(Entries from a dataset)
-- -- --
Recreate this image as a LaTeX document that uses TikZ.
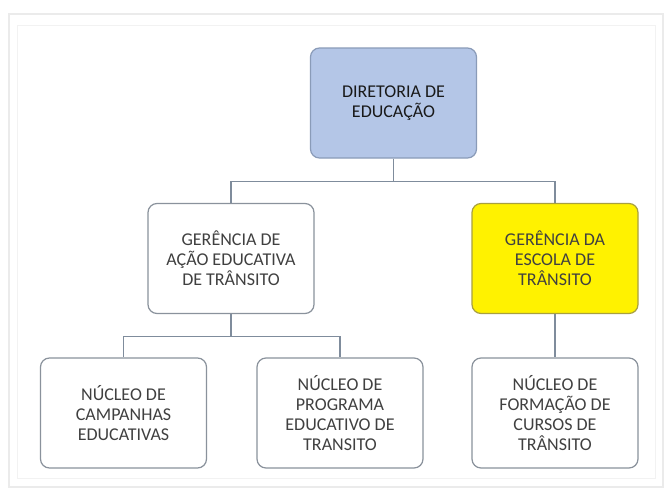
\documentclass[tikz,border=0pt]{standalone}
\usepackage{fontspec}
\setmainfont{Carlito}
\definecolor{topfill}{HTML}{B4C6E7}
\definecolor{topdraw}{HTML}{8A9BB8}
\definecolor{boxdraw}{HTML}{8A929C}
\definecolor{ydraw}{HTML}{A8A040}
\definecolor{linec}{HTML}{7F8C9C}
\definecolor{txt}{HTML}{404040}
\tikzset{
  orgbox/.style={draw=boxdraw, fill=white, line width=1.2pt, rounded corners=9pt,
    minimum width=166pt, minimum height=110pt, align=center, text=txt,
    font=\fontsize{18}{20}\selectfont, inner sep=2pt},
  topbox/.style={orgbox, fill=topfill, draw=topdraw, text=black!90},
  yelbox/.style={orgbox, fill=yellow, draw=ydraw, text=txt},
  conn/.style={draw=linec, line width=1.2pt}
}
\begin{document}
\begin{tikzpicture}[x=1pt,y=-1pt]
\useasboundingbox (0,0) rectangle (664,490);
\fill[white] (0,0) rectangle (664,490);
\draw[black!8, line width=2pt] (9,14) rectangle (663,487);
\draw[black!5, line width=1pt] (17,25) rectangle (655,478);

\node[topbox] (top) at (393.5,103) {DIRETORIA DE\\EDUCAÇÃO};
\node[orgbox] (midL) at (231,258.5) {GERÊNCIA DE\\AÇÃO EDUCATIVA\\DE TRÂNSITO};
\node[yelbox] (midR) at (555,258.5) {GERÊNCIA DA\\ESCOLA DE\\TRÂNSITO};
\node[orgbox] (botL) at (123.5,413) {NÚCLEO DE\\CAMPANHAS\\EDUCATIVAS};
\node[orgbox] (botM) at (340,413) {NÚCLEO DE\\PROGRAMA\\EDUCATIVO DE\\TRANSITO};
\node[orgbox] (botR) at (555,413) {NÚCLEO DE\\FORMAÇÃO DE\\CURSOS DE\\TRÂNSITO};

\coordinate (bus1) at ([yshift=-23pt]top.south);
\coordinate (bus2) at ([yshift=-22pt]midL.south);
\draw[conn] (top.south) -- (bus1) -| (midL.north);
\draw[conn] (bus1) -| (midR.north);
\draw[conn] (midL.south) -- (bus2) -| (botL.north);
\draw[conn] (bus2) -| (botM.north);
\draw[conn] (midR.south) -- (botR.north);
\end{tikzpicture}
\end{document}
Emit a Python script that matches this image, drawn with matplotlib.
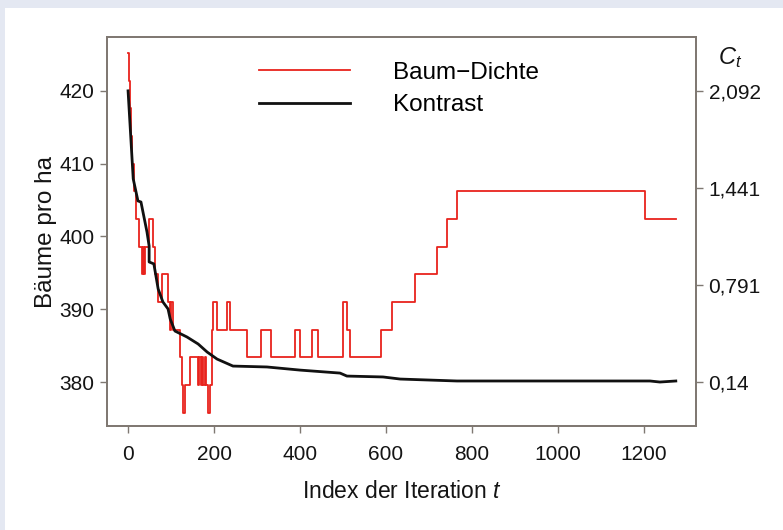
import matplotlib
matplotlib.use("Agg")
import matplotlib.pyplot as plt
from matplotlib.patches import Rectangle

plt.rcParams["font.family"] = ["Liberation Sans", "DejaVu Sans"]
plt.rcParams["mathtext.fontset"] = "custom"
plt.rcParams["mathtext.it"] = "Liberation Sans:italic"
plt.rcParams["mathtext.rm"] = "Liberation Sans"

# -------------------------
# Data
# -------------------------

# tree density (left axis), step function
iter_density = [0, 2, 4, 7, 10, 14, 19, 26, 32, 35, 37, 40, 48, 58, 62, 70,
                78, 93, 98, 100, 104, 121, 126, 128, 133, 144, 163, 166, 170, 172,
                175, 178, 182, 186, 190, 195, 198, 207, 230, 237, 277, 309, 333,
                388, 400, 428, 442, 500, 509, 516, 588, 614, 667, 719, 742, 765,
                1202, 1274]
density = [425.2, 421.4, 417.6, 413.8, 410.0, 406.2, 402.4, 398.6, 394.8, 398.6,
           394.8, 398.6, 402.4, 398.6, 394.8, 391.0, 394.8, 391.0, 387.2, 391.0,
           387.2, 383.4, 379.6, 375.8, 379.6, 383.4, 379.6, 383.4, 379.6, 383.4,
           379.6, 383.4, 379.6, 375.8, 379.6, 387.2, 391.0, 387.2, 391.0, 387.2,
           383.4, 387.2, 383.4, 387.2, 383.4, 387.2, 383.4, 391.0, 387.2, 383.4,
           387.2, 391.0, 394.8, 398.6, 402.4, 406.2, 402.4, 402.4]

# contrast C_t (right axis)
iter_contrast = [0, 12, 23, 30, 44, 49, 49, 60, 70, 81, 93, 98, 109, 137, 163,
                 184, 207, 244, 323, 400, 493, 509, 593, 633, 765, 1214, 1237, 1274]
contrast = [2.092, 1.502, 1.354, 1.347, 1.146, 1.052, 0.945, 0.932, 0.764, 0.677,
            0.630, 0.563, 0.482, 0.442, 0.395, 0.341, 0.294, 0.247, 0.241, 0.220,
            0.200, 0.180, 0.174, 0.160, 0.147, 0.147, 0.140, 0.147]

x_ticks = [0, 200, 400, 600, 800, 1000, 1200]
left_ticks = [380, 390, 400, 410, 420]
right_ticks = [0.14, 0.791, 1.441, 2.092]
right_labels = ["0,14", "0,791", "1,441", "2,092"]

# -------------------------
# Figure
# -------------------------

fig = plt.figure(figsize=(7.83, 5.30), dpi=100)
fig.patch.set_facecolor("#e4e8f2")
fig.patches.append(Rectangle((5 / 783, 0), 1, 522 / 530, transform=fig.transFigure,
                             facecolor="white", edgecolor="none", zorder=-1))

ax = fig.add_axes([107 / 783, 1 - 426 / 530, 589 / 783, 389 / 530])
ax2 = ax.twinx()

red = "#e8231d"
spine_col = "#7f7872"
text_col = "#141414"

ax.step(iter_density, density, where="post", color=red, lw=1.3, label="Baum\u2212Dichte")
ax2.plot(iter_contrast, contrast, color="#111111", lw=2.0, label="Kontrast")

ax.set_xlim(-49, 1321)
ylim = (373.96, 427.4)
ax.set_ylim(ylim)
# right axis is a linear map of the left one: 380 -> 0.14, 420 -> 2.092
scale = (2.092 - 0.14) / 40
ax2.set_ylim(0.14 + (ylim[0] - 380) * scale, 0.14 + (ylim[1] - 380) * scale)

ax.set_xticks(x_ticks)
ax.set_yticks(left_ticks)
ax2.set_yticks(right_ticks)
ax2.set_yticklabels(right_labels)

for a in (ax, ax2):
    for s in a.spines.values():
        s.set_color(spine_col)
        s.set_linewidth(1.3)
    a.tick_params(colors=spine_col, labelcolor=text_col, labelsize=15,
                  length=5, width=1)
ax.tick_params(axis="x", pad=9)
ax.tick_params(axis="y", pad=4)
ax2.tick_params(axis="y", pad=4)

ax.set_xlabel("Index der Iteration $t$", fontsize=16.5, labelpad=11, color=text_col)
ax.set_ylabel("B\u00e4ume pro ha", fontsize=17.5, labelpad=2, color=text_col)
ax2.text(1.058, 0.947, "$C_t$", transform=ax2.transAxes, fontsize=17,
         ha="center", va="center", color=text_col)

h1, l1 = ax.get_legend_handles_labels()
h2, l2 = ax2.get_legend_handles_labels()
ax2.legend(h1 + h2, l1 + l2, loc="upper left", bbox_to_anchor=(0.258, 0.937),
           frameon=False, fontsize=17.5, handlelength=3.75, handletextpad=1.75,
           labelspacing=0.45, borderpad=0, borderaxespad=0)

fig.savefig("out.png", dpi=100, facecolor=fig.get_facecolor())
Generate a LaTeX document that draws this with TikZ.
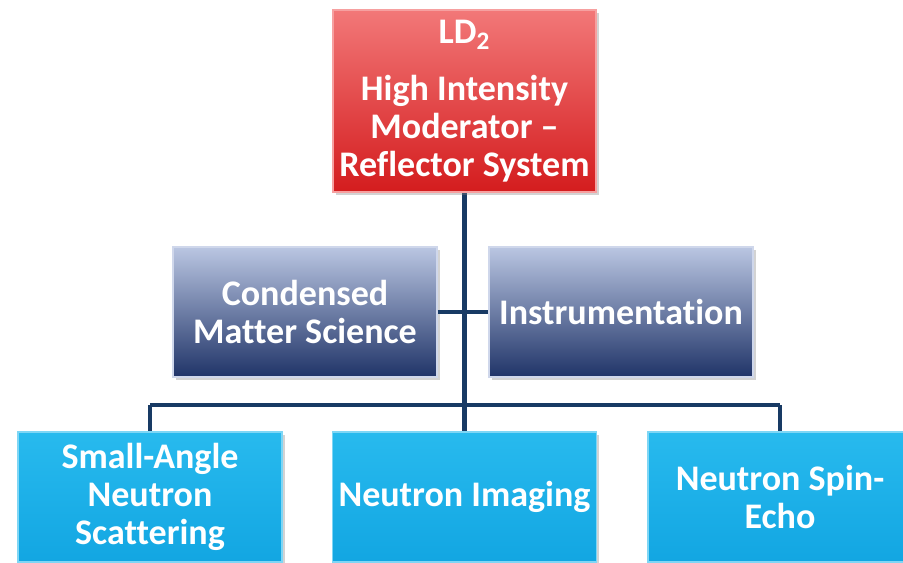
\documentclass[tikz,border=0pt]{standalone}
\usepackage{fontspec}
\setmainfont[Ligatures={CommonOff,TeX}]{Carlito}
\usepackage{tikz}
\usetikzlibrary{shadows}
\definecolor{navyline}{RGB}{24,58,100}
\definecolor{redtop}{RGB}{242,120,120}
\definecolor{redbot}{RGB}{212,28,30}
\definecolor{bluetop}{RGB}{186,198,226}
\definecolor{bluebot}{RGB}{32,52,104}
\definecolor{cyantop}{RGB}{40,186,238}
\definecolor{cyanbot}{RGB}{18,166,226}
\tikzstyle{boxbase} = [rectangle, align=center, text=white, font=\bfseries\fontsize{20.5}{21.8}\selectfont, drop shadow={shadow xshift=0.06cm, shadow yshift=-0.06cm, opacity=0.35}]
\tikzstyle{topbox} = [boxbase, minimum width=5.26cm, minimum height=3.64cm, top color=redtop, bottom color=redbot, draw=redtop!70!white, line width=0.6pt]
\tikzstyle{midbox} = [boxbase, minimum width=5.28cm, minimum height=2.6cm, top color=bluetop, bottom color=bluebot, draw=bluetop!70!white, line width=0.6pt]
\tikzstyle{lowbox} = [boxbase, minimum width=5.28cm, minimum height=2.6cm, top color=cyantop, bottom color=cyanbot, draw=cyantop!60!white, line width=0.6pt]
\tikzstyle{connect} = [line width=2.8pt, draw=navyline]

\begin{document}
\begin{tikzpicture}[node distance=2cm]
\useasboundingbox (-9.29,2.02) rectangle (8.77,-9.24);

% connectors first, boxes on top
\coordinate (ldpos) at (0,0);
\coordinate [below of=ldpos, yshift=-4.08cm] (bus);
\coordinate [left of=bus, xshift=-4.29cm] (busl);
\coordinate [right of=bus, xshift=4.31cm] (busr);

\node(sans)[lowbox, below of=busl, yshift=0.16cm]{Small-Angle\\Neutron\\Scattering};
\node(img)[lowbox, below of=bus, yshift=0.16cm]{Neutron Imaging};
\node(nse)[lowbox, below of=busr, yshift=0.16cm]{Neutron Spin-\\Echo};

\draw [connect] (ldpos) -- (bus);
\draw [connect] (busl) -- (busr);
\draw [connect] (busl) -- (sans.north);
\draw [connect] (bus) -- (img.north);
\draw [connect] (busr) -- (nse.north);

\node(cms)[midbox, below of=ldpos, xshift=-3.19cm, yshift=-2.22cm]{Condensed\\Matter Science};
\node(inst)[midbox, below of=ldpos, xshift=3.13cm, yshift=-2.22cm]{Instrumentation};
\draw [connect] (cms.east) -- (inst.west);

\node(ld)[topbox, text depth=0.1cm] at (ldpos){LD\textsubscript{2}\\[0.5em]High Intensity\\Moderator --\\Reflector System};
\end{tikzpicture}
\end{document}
-- -- --
** Problem details **
Start at the line with "Emit a Python", stop at the line with "387.2, 391.0, 394.8, 398.6, 402.4, 406.2, 402.4, 402.4]", both lines included, and repeat that span exactly without its pictures.

** Response to the task **
Emit a Python script that matches this image, drawn with matplotlib.
import matplotlib
matplotlib.use("Agg")
import matplotlib.pyplot as plt
from matplotlib.patches import Rectangle

plt.rcParams["font.family"] = ["Liberation Sans", "DejaVu Sans"]
plt.rcParams["mathtext.fontset"] = "custom"
plt.rcParams["mathtext.it"] = "Liberation Sans:italic"
plt.rcParams["mathtext.rm"] = "Liberation Sans"

# -------------------------
# Data
# -------------------------

# tree density (left axis), step function
iter_density = [0, 2, 4, 7, 10, 14, 19, 26, 32, 35, 37, 40, 48, 58, 62, 70,
                78, 93, 98, 100, 104, 121, 126, 128, 133, 144, 163, 166, 170, 172,
                175, 178, 182, 186, 190, 195, 198, 207, 230, 237, 277, 309, 333,
                388, 400, 428, 442, 500, 509, 516, 588, 614, 667, 719, 742, 765,
                1202, 1274]
density = [425.2, 421.4, 417.6, 413.8, 410.0, 406.2, 402.4, 398.6, 394.8, 398.6,
           394.8, 398.6, 402.4, 398.6, 394.8, 391.0, 394.8, 391.0, 387.2, 391.0,
           387.2, 383.4, 379.6, 375.8, 379.6, 383.4, 379.6, 383.4, 379.6, 383.4,
           379.6, 383.4, 379.6, 375.8, 379.6, 387.2, 391.0, 387.2, 391.0, 387.2,
           383.4, 387.2, 383.4, 387.2, 383.4, 387.2, 383.4, 391.0, 387.2, 383.4,
           387.2, 391.0, 394.8, 398.6, 402.4, 406.2, 402.4, 402.4]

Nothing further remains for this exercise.